This summarizes a section written by Nordam Doidge, which constitutes the foreword. I included it after the essays because I consider it Peterson-adjacent but not core material.
Defining ideology
Ideologies are simple ideas, disguised as science or philosophy, that try to explain the complexity of the world and offer remedies to perfect it. Ideologues are people who pretend they know how to “make the world a better place” before taking care of their own chaos within. They are dangerous in positions of power, because existence is more complex than their simple model.
Suffering is universal
It is sad, but not special. We don’t suffer because “politicians are dimwitted” or “the system is corrupt” or because we, like most, can legitimately describe ourselves as victims in some way. It is because we are born human that we are guaranteed a good dose of suffering.
Modern lies - modern moral relativism and physical reality
We are taught that morality is relative, at best a personal “value judgment.” According to this argument (now a creed), religions and tribes have always tended to disagree about fundamental matters. Postmodernism claims that one group’s morality is nothing but an attempt to exercise power over another group. Relativism devalues millennia of human knowledge about how to acquire virtue, dismissing it as passé or even “oppressive.” But cultivating judgment about the difference between virtue and vice is the beginning of timeless wisdom.

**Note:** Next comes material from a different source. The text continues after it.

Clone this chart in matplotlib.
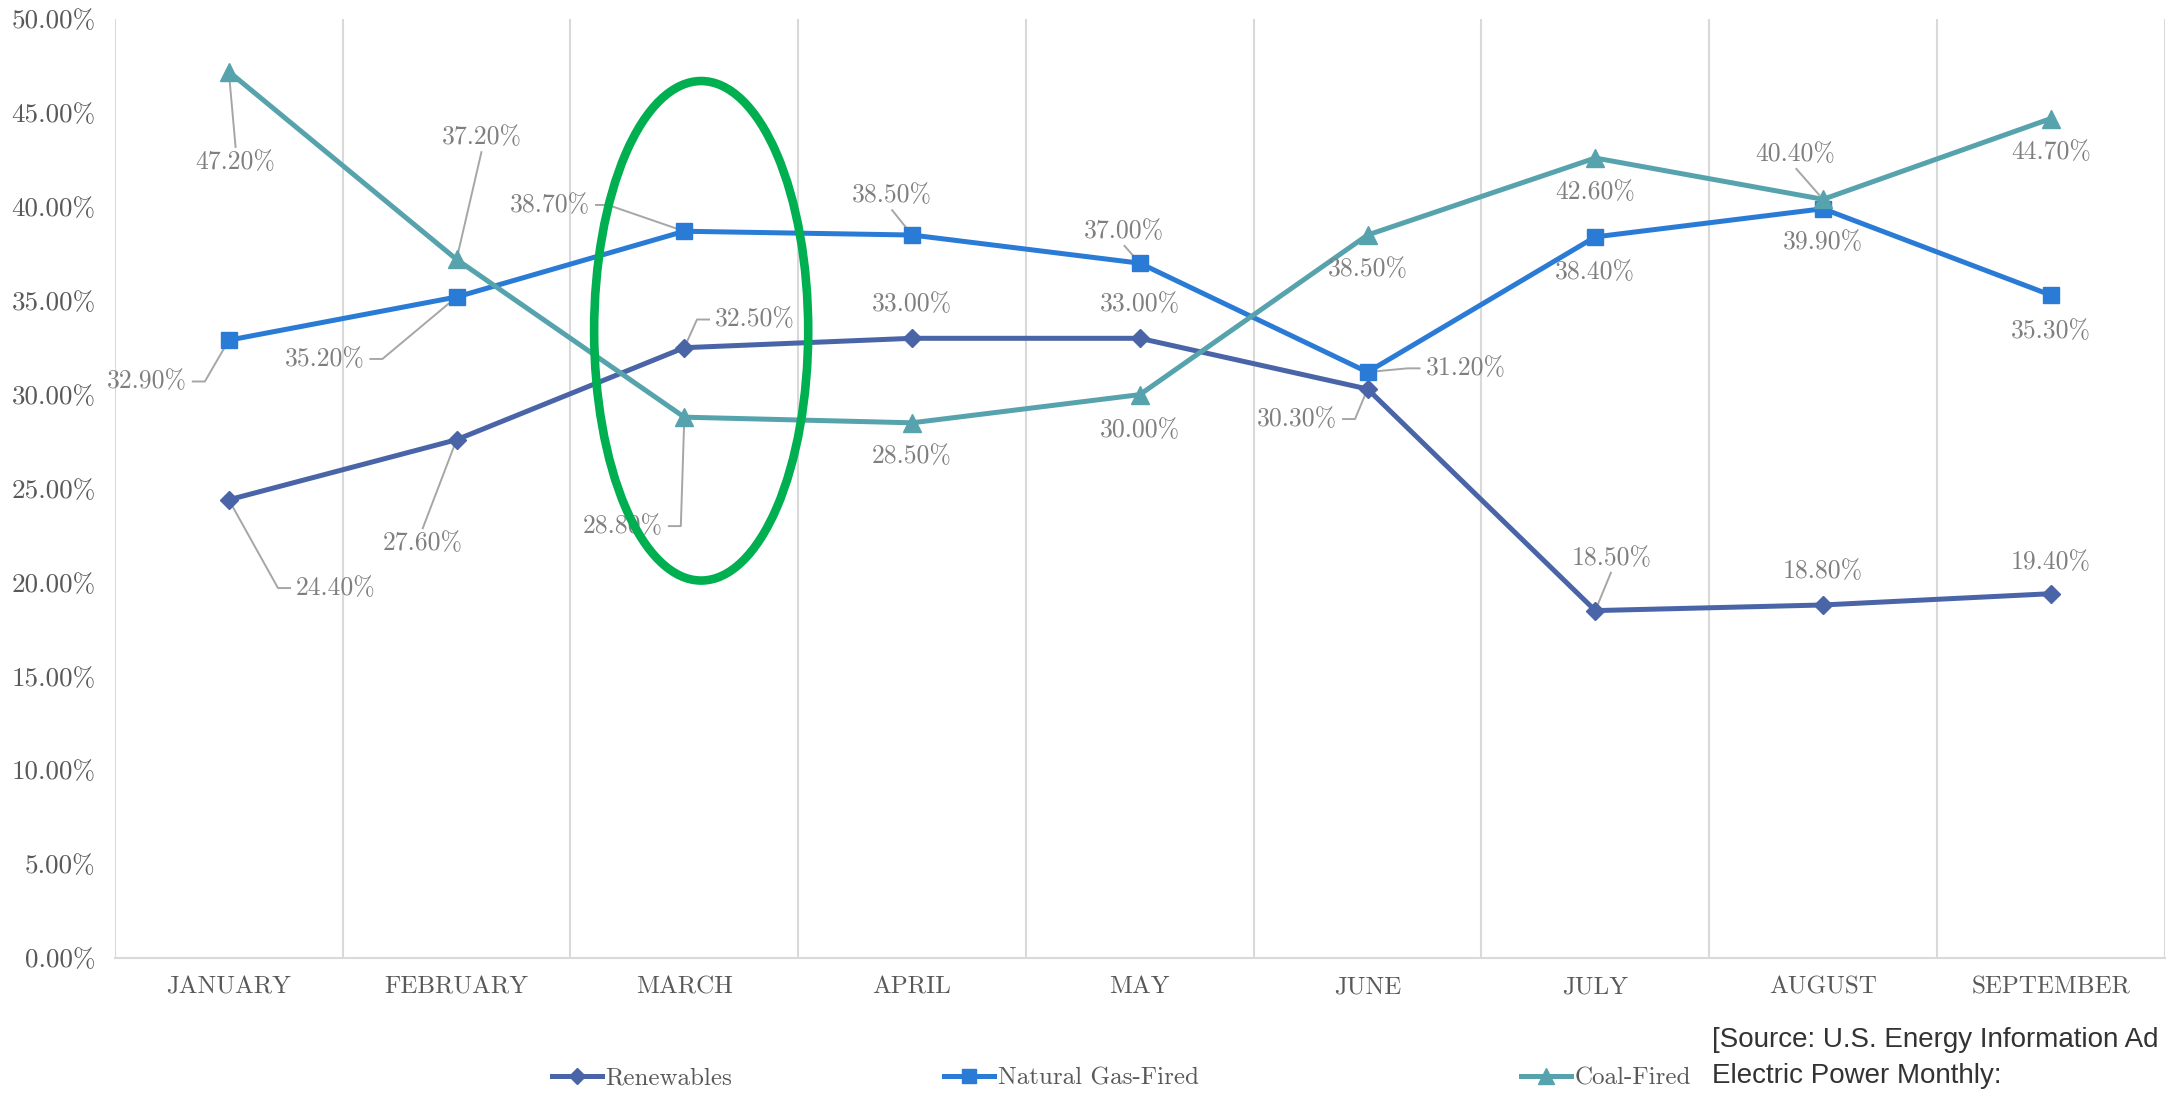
import matplotlib
matplotlib.use("Agg")
import matplotlib.pyplot as plt
from matplotlib.lines import Line2D
from matplotlib.patches import Ellipse
import numpy as np

# data (percent)
months = ["January", "February", "March", "April", "May",
          "June", "July", "August", "September"]
renewables = [24.4, 27.6, 32.5, 33.0, 33.0, 30.3, 18.5, 18.8, 19.4]
natural_gas = [32.9, 35.2, 38.7, 38.5, 37.0, 31.2, 38.4, 39.9, 35.3]
coal = [47.2, 37.2, 28.8, 28.5, 30.0, 38.5, 42.6, 40.4, 44.7]
y_ticks = [0, 5, 10, 15, 20, 25, 30, 35, 40, 45, 50]

# data label placement (x, y in data units) and leader side
# side: '' = no leader, 'l'/'r' = leader leaves the left/right edge with a stub,
# 't'/'b' = leader leaves the top/bottom edge
ren_lbl = [(0.47, 19.7), (0.85, 22.1), (2.31, 34.0), (3.0, 34.8), (4.0, 34.8),
           (4.69, 28.7), (6.07, 21.3), (7.0, 20.6), (8.0, 21.1)]
ren_side = ["l", "t", "l", "", "", "r", "b", "", ""]
gas_lbl = [(-0.36, 30.7), (0.42, 31.9), (1.41, 40.1), (2.91, 40.6), (3.93, 38.7),
           (5.43, 31.4), (6.0, 36.5), (7.0, 38.1), (8.0, 33.4)]
gas_side = ["r", "r", "r", "b", "b", "l", "", "", ""]
coal_lbl = [(0.03, 42.4), (1.11, 43.7), (1.73, 23.0), (3.0, 26.7), (4.0, 28.1),
            (5.0, 36.7), (6.0, 40.8), (6.88, 42.8), (8.0, 42.9)]
coal_side = ["t", "b", "r", "", "", "", "", "b", ""]

REN_C = "#4a64a8"
GAS_C = "#2a7bd6"
COAL_C = "#57a3ad"
LBL_C = "#7f7f7f"
LEAD_C = "#a6a6a6"

plt.rcParams["font.family"] = ["cmr10", "DejaVu Serif"]
plt.rcParams["axes.unicode_minus"] = False

fig = plt.figure(figsize=(21.69, 10.95), dpi=100)
ax = fig.add_axes([0.053, 0.1251, 0.945, 0.8575])

x = np.arange(len(months))
series = [
    (renewables, REN_C, "D", 9.5, ren_lbl, ren_side, "Renewables"),
    (natural_gas, GAS_C, "s", 12, gas_lbl, gas_side, "Natural Gas-Fired"),
    (coal, COAL_C, "^", 13, coal_lbl, coal_side, "Coal-Fired"),
]

ax.set_xlim(-0.5, len(months) - 0.5)
ax.set_ylim(0, 50)

handles = []
pending = []
for vals, col, mk, ms, lbls, sides, name in series:
    h, = ax.plot(x, vals, color=col, lw=3.6, marker=mk, ms=ms,
                 markeredgecolor=col, label=name, zorder=3)
    handles.append(h)
    for xi, v, (lx, ly), side in zip(x, vals, lbls, sides):
        t = ax.text(lx, ly, f"{v:.2f}%", ha="center", va="center",
                    fontsize=18.5, color=LBL_C, zorder=4)
        if side:
            pending.append((t, xi, v, side))

# leader lines, built from the drawn text extents
fig.canvas.draw()
rend = fig.canvas.get_renderer()
inv = ax.transData.inverted()
gap, stub, shrink = 5, 13, 5
for t, xi, v, side in pending:
    bb = t.get_window_extent(rend)
    px, py = ax.transData.transform((xi, v))
    xc, yc = (bb.x0 + bb.x1) / 2, (bb.y0 + bb.y1) / 2
    if side == "l":
        pts = [(bb.x0 - gap, yc), (bb.x0 - gap - stub, yc)]
    elif side == "r":
        pts = [(bb.x1 + gap, yc), (bb.x1 + gap + stub, yc)]
    elif side == "t":
        pts = [(xc, bb.y1 + 2)]
    else:
        pts = [(xc, bb.y0 - 2)]
    ex, ey = pts[-1]
    d = np.hypot(px - ex, py - ey)
    pts.append((px - (px - ex) * shrink / d, py - (py - ey) * shrink / d))
    dp = inv.transform(pts)
    ax.plot(dp[:, 0], dp[:, 1], color=LEAD_C, lw=1.4, zorder=2.5,
            solid_capstyle="butt")

# highlight around March
ax.add_patch(Ellipse((2.074, 33.4), 0.94, 26.6, fill=False,
                     edgecolor="#00b050", lw=6.2, zorder=5))

ax.set_yticks(y_ticks)
ax.set_yticklabels([f"{t:.2f}%" for t in y_ticks], fontsize=19.5, color="#595959")
ax.set_xticks(x)
ax.set_xticklabels([m.upper() for m in months], fontsize=18, color="#595959")
ax.tick_params(axis="x", length=0, pad=13)
ax.tick_params(axis="y", length=0, pad=14)

# vertical gridlines between categories
for b in np.arange(-0.5, len(months) + 0.5, 1.0):
    ax.axvline(b, color="#d9d9d9", lw=1.5, zorder=1)
for s in ["top", "right", "left"]:
    ax.spines[s].set_visible(False)
ax.spines["bottom"].set_color("#d9d9d9")
ax.spines["bottom"].set_linewidth(1.5)

# legend entries spread out like the original
leg_x = [0.244, 0.425, 0.691]
for h, lx in zip(handles, leg_x):
    proxy = Line2D([], [], color=h.get_color(), lw=3.6, marker=h.get_marker(),
                   ms=h.get_markersize() * 0.85)
    fig.legend(handles=[proxy], labels=[h.get_label()], loc="center left",
               bbox_to_anchor=(lx, 0.015), frameon=False, fontsize=18,
               handlelength=2.0, handletextpad=0.15, labelcolor="#595959")

fig.text(0.7895, 0.0505, "[Source: U.S. Energy Information Ad",
         family="Liberation Sans", fontsize=20, color="#333333", va="center")
fig.text(0.7895, 0.0177, "Electric Power Monthly:",
         family="Liberation Sans", fontsize=20, color="#333333", va="center")

fig.savefig("out.png", dpi=100)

Relativism’s closest approximation to “virtue” is “tolerance.” Only tolerance will provide social cohesion between different groups, and save us from harming each other. But most people are not uncertain relativists, but ideologues, hyper-judgmental and censorious, with clear opinions about what’s wrong about others, and what to do about it.
Ancient response to cultural differences
Some people think that we are the first to realize that different societies have different rules and morals. Obviously, this is not the case. But while we have responded with relativism, nihilism, and ideology, the ancient world chose a very different path. Socrates, as an example, devoted his life to the search for wisdom that could reason about these differences (helping invent philosophy). He asked perplexing, foundational questions, such as “what is virtue?” and “how can one live the good life?” and “what is justice?”
For the ancients, the discovery that different people have different ideas about how, practically, to live, did not paralyze them; it deepened their understanding of humanity and led to some of the most satisfying conversations human beings have ever had, about how life might be lived.